Number Ones: #148


  • Week Ending 31st December 1988
  • 3 Weeks At #1

Yes, I succumbed. Despite having zero interest in Neighbours, and still not being able to watch television of any kind due to my condition, somehow Kylie & Jason managed to squeeze themselves into the No.1 spot on my own chart, right at the very end of 1988.

Early Stock/Aitken/Waterman (1984-1986) had often been to my tastes; the Hi-NRG stylings of Hazell Dean and Dead Or Alive in particular. SAW had already scored a trio of #1s on my Top 40 in 1985 with the latter’s You Spin Me Round and Lover Come Back To Me, followed later that year with the sublime debut by Princesss, Say I’m Your Number One. They almost repeated the trick with Mel & Kim, whose third single – the title cut from F.L.M. – made #2, while the funky Roadblock – released under their own name, amid some mystery white-label wind-ups – came equally close to the summit.

That same summer, however, brought the first signs that Mike, Matt and Pete were taking their sound (and their choice of artists) into places I was less enthused by. Sinitta’s Toy Boy, Bananarama’s Love In The First Degree and Never Gonna Give You Up by their latest discovery Rick Astley were all monster hits, but I couldn’t stand them. The first is no surprise of course, but I’d liked the ‘Rams collaboration with SAW on the True Confessions album as well as the lead single from 1987’s Wow, the more subtle pop of I Heard A Rumour.
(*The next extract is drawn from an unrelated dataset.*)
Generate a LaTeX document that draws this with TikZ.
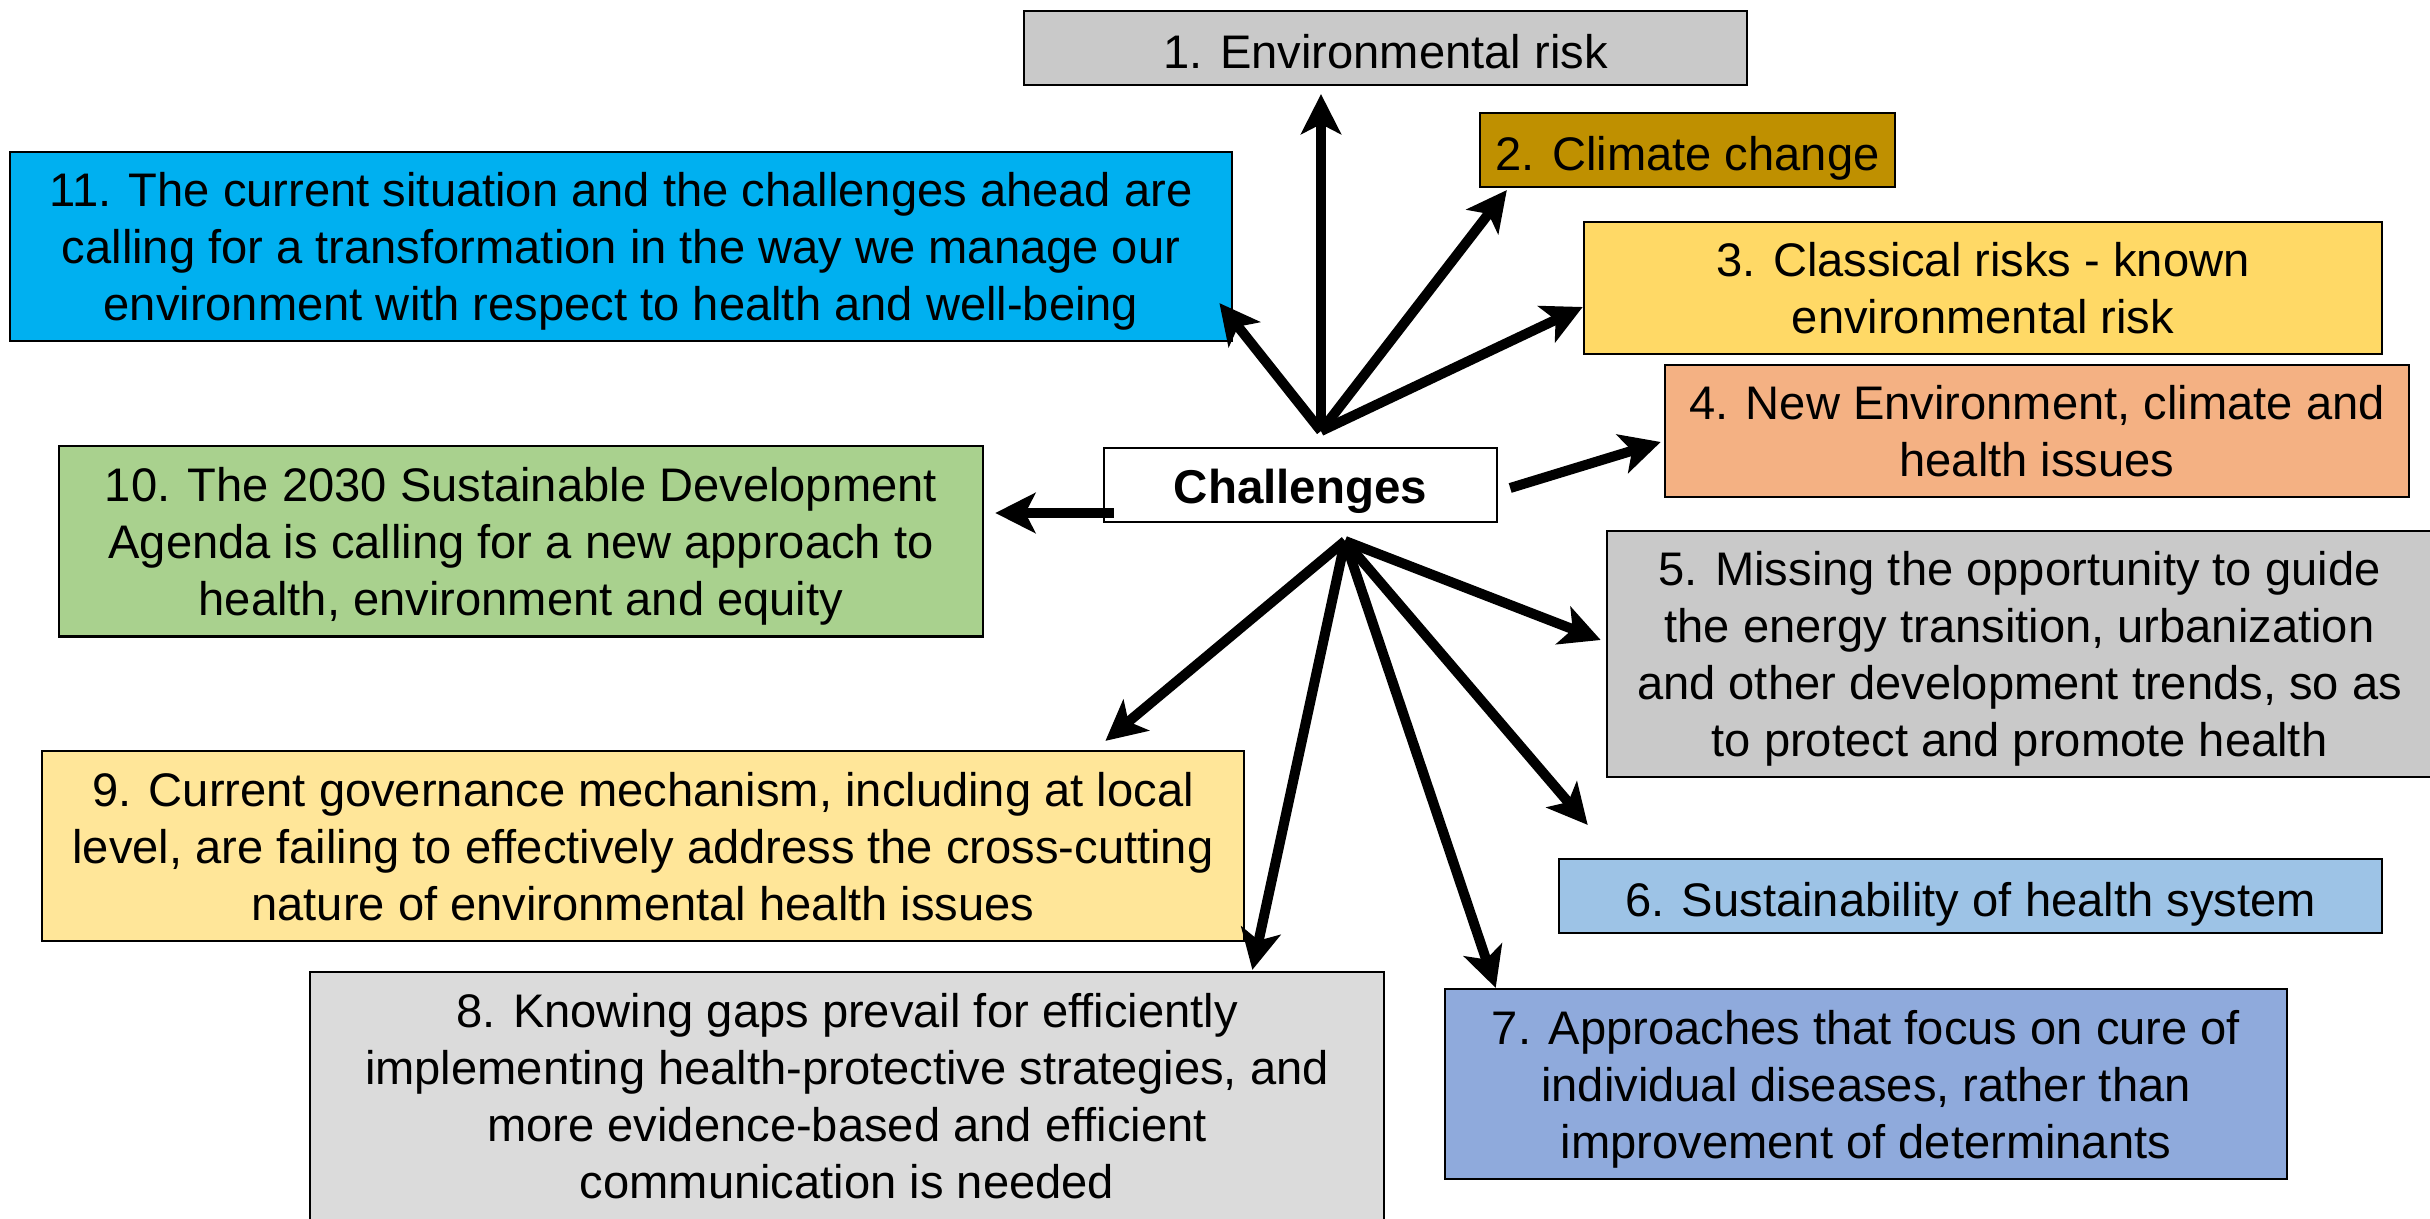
\documentclass[tikz,border=0pt]{standalone}
\usepackage{fontspec}
\setmainfont{Liberation Sans}
\usetikzlibrary{arrows.meta,calc}
\definecolor{riskgray}{HTML}{C9C9C9}
\definecolor{climategold}{HTML}{BF9000}
\definecolor{classicyellow}{HTML}{FFD966}
\definecolor{neworange}{HTML}{F4B183}
\definecolor{missgray}{HTML}{C9C9C9}
\definecolor{sustblue}{HTML}{9DC3E6}
\definecolor{cureblue}{HTML}{8FAADC}
\definecolor{gapgray}{HTML}{DBDBDB}
\definecolor{govyellow}{HTML}{FFE699}
\definecolor{sdggreen}{HTML}{A9D18E}
\definecolor{transcyan}{HTML}{00B0F0}
\tikzset{
  card/.style={draw=black,line width=0.6pt,inner xsep=3pt,inner ysep=0pt,
               align=center,text=black},
  % struts keep one-line texts sitting the same way in their boxes
  box/.style={card,font=\fontsize{13.4}{16.2}\selectfont,
              execute at begin node={\rule{0pt}{15.3pt}},
              execute at end node={\rule[-3.5pt]{0pt}{3.5pt}}},
  % several lines: drop the block a little lower
  tallbox/.style={box,text depth=-3pt},
  hubbox/.style={card,fill=white,font=\fontsize{13.5}{16}\selectfont\bfseries,
                 execute at begin node={\rule{0pt}{13.8pt}},
                 execute at end node={\rule[-3.5pt]{0pt}{3.5pt}}},
  fan/.style={-{Stealth[length=0.4cm,width=0.4cm,inset=0.1cm]},line width=0.1cm,draw=black}
}

\begin{document}
\begin{tikzpicture}[x=0.01cm,y=-0.01cm]
  \useasboundingbox (0,0) rectangle (2430,1219);
  % centre node
  \node[hubbox,minimum width=3.93cm,minimum height=0.74cm] (challenges) at (1300.5,485) {Challenges};
  % upper fan
  \node[box,fill=riskgray,minimum width=7.23cm,minimum height=0.74cm] (risk) at (1385.5,48) {1. Environmental risk};
  \node[box,fill=climategold,minimum width=4.15cm,minimum height=0.74cm] (climate) at (1687.5,150) {2. Climate change};
  \node[tallbox,fill=classicyellow,minimum width=7.98cm,minimum height=1.32cm] (classic) at (1983,288) {3. Classical risks - known\\environmental risk};
  \node[tallbox,fill=neworange,minimum width=7.44cm,minimum height=1.32cm] (newenv) at (2037,431) {4. New Environment, climate and\\health issues};
  \node[tallbox,fill=transcyan,minimum width=12.22cm,minimum height=1.89cm] (transform) at (621,246.5) {11. The current situation and the challenges ahead are\\calling for a transformation in the way we manage our\\environment with respect to health and well-being};
  \node[tallbox,fill=sdggreen,minimum width=9.24cm,minimum height=1.90cm] (sdg) at (521,541.5) {10. The 2030 Sustainable Development\\Agenda is calling for a new approach to\\health, environment and equity};
  % lower fan
  \node[tallbox,fill=missgray,minimum width=8.25cm,minimum height=2.46cm] (missing) at (2019.5,654) {5. Missing the opportunity to guide\\the energy transition, urbanization\\and other development trends, so as\\to protect and promote health};
  \node[box,fill=sustblue,minimum width=8.23cm,minimum height=0.74cm] (sustain) at (1970.5,896) {6. Sustainability of health system};
  \node[tallbox,fill=cureblue,minimum width=8.42cm,minimum height=1.90cm] (cure) at (1866,1084) {7. Approaches that focus on cure of\\individual diseases, rather than\\improvement of determinants};
  \node[tallbox,fill=gapgray,minimum width=10.74cm,minimum height=2.48cm] (gaps) at (847,1096) {8. Knowing gaps prevail for efficiently\\implementing health-protective strategies, and\\more evidence-based and efficient\\communication is needed};
  \node[tallbox,fill=govyellow,minimum width=12.02cm,minimum height=1.90cm] (govern) at (643,846) {9. Current governance mechanism, including at local\\level, are failing to effectively address the cross-cutting\\nature of environmental health issues};

  \coordinate (upHub) at (1321,431);
  \coordinate (lowHub) at (1345,541);
  \coordinate (leftTail) at ($(challenges.west)+(11,28)$);
  \coordinate (rightTail) at ($(challenges.east)+(12,3)$);

  \draw[fan] (upHub) -- (upHub |- risk.south) [shorten >=0.08cm];
  \draw[fan] (upHub) -- ($(climate.south west)+(28,2)$);
  \draw[fan] (upHub) -- ($(classic.west)+(0,19)$);
  \draw[fan] (upHub) -- ($(transform.south east)+(-14,-39)$);
  \draw[fan] (rightTail) -- ($(newenv.west)+(-3,11)$);
  \draw[fan,shorten >=0.11cm] (leftTail) -- (leftTail -| sdg.east);
  \draw[fan] (lowHub) -- ($(missing.west)+(-5,-14)$);
  \draw[fan] (lowHub) -- ($(sustain.north west)+(30,-33)$);
  \draw[fan] (lowHub) -- ($(cure.north west)+(52,0)$);
  \draw[fan] (lowHub) -- ($(gaps.north east)+(-133,-1)$);
  \draw[fan] (lowHub) -- ($(govern.north east)+(-140,-9)$);
\end{tikzpicture}
\end{document}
As for Rick, my absolute bafflement at the enormous success of his debut single was only multiplied when the Americans went gaga for him/it as well. Strange times indeed!

And then along came Kylie. We can look back now and say, oh I Should Be So Lucky is something of an 80s classic, but at the time I wasn’t having any of it. Her second and third singles were greeted with the same reaction. In a world of I’m Not Scared, why on earth would you want Got To Be Certain or a pointless cover of The Locomotion? COME ON PEOPLE, PULL YOURSELVES TOGETHER!
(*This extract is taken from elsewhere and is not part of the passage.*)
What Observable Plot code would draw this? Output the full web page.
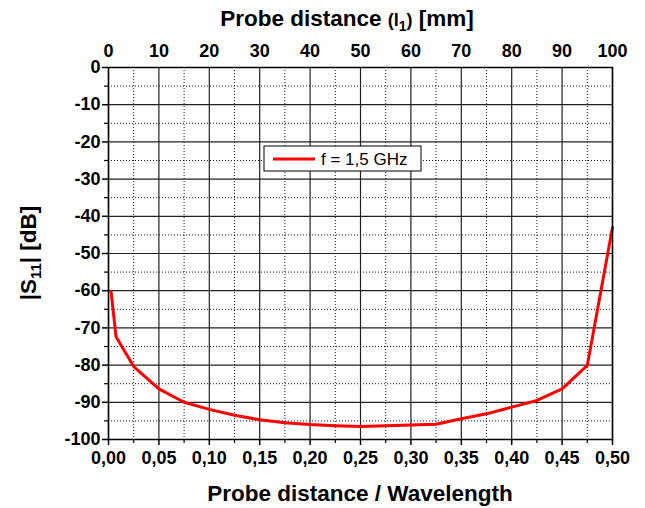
<!DOCTYPE html>
<html>
<head>
<meta charset="utf-8">
<script src="https://cdn.jsdelivr.net/npm/d3@7"></script>
<script src="https://cdn.jsdelivr.net/npm/@observablehq/plot@0.6"></script>
<style>
  html, body { margin: 0; padding: 0; background: #fff; }
  #chart svg { font-family: "Liberation Sans", Arial, sans-serif; }
</style>
</head>
<body>
<div id="chart"></div>
<script>
// Data
const wavelength = [0.0025, 0.0075, 0.025, 0.05, 0.075, 0.1, 0.125, 0.15, 0.175, 0.2, 0.225, 0.25, 0.275, 0.3, 0.325, 0.35, 0.375, 0.4, 0.425, 0.45, 0.475, 0.5];
const s11 = [-60.2, -72.4, -80.4, -86.4, -90.0, -91.9, -93.5, -94.7, -95.5, -96.0, -96.3, -96.5, -96.3, -96.1, -95.9, -94.4, -93.1, -91.3, -89.5, -86.4, -80.1, -43.0];
const xMajor = [0, 0.05, 0.1, 0.15, 0.2, 0.25, 0.3, 0.35, 0.4, 0.45, 0.5];
const xMinor = [0.025, 0.075, 0.125, 0.175, 0.225, 0.275, 0.325, 0.375, 0.425, 0.475];
const yMajor = [0, -10, -20, -30, -40, -50, -60, -70, -80, -90, -100];
const yMinor = [-5, -15, -25, -35, -45, -55, -65, -75, -85, -95];
const mmPerWavelength = 200; // top axis: 0..100 mm
const legendLabel = "f = 1,5 GHz";

const data = wavelength.map((x, i) => ({x, y: s11[i]}));
const comma = d => d3.format(".2f")(d).replace(".", ",");

const W = 645, H = 508;
const mL = 108, mR = 33, mT = 67, mB = 69;

const chart = Plot.plot({
  width: W, height: H,
  marginLeft: mL, marginRight: mR, marginTop: mT, marginBottom: mB,
  style: {fontFamily: "Liberation Sans, Arial, sans-serif", background: "#fff", overflow: "visible"},
  x: {domain: [0, 0.5]},
  y: {domain: [-100, 0]},
  marks: [
    Plot.gridX(xMinor, {stroke: "#000", strokeOpacity: 0.9, strokeDasharray: "1,2", strokeWidth: 1}),
    Plot.gridY(yMinor, {stroke: "#000", strokeOpacity: 0.9, strokeDasharray: "1,2", strokeWidth: 1}),
    Plot.gridX(xMajor, {stroke: "#222", strokeOpacity: 1, strokeWidth: 1.2}),
    Plot.gridY(yMajor, {stroke: "#222", strokeOpacity: 1, strokeWidth: 1.2}),
    Plot.line(data, {x: "x", y: "y", stroke: "#ff0000", strokeWidth: 3}),
    Plot.frame({stroke: "#000", strokeWidth: 1.5}),
    Plot.axisX(xMajor, {anchor: "bottom", tickSize: 6, tickPadding: 6, tickFormat: comma, fontSize: 18, fontWeight: "bold", fill: "#000", label: null, strokeWidth: 1.5}),
    Plot.axisX(xMinor, {anchor: "bottom", tickSize: 4, tickFormat: () => "", label: null, strokeWidth: 1.2}),
    Plot.axisY(yMajor, {anchor: "left", tickSize: 6, tickPadding: 2, tickFormat: d => String(d), fontSize: 18, fontWeight: "bold", fill: "#000", label: null, strokeWidth: 1.5}),
    Plot.axisY(yMinor, {anchor: "left", tickSize: 4, tickFormat: () => "", label: null, strokeWidth: 1.2}),
    Plot.axisX(xMajor, {anchor: "top", tickSize: 0, tickPadding: 11, tickFormat: d => String(Math.round(d * mmPerWavelength)), fontSize: 18, fontWeight: "bold", fill: "#000", label: null})
  ]
});

document.getElementById("chart").appendChild(chart);

const svg = d3.select(chart);
const cx = mL + (W - mL - mR) / 2;

// Bottom title
svg.append("text")
  .attr("x", cx).attr("y", 501)
  .attr("text-anchor", "middle")
  .attr("font-size", 22.5).attr("font-weight", "bold").attr("fill", "#000")
  .text("Probe distance / Wavelength");

// Top title with subscript
const topTitle = svg.append("text")
  .attr("x", 347).attr("y", 26)
  .attr("text-anchor", "middle")
  .attr("font-size", 22.5).attr("font-weight", "bold").attr("fill", "#000");
topTitle.append("tspan").text("Probe distance ");
topTitle.append("tspan").attr("font-size", 18).text("(l");
topTitle.append("tspan").attr("font-size", 14).attr("dy", 5).text("1");
topTitle.append("tspan").attr("font-size", 18).attr("dy", -5).text(")");
topTitle.append("tspan").text(" [mm]");

// Y title rotated with subscript
const yTitle = svg.append("text")
  .attr("transform", `translate(36,${mT + (H - mT - mB) / 2}) rotate(-90)`)
  .attr("text-anchor", "middle")
  .attr("font-size", 22.5).attr("font-weight", "bold").attr("fill", "#000");
yTitle.append("tspan").text("|S");
yTitle.append("tspan").attr("font-size", 15).attr("dy", 5).text("11");
yTitle.append("tspan").attr("dy", -5).text("| [dB]");

// Legend box
const lg = svg.append("g").attr("transform", "translate(264,146)");
lg.append("rect").attr("width", 157).attr("height", 25).attr("fill", "#fff").attr("stroke", "#000").attr("stroke-width", 1);
lg.append("line").attr("x1", 9).attr("x2", 51).attr("y1", 13).attr("y2", 13).attr("stroke", "#ff0000").attr("stroke-width", 3);
lg.append("text").attr("x", 57).attr("y", 19).attr("text-anchor", "start").attr("font-size", 17).attr("fill", "#000").text(legendLabel);
</script>
</body>
</html>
But 1988 pop was like that in general. A bit bonkers. A bit crap. But sometimes unexpectedly brilliant. That’s not to say Especially For You was especially brilliant, but it was rather unexpectedly decent. The seeds of my change of heart towards Kylie Minogue (or the music that SAW were creating for her) went back to the release of her debut album in the summer of 1988. In amongst the hits and a handful of other tracks cut from the same cloth, lurked some more interesting moments; Turn It Into Love was a minor-key stomper, more akin to the Hi-NRG style of earlier SAW, while Je Ne Sais Pas Pourquoi showed a quite brazen nod to ABBA. Look My Way, with its convincing approximation (and appropriation) of US R&B flavours, was another indication that perhaps SAW hadn’t totally turned their back on what they used to do so well.

By the end of the year, the Kylie juggernaut (and SAW themselves) were at the epicentre of the pop culture universe. Her onscreen character in Neighbours was getting married, to the good-looking chap played by Jason Donovan (who had recently made inroads of his own on the UK Top 5 with SAW’s Nothing Can Divide Us). It was (so I believe) the televisual event of that winter; even the painful ballad sung at the wedding by a bloke called Angry Anderson hit No.3.

What better moment for SAW to put TV’s golden couple together on record! I’m surprised Smash Hits didn’t combust with the excitement of it all. And, importantly, what better moment for SAW to come up with their finest offering in ages. Okay, so Jason had yet to fully acquaint himself with being in tune, but the result was endearing enough and the format of the song meant it didn’t really matter. This was pure pop. A little sappy, shamelessly manipulative, but somehow celebratory.

Of course, this being the Christmas charts in Britain, no amount of planning could legislate for the Mistletoe & Wine shaped curveball which temporarily prevented our Neighbourly icons from scoring the actual UK Xmas chart-topper as it had been written in the stars (or by Pete Waterman, though there’s little difference. He invented the stars, you know…). Yes, it was peace and goodwill to all men, even those named Cliff Richard, as Especially For You patiently waited its turn for 4 weeks, ringing in the New Year by toppling the King Of Christmas himself.

So, rather oddly, even with Pet Shop Boys and Bros initially keeping it at bay on my own chart, it was still a #1 for me before the rest of the country.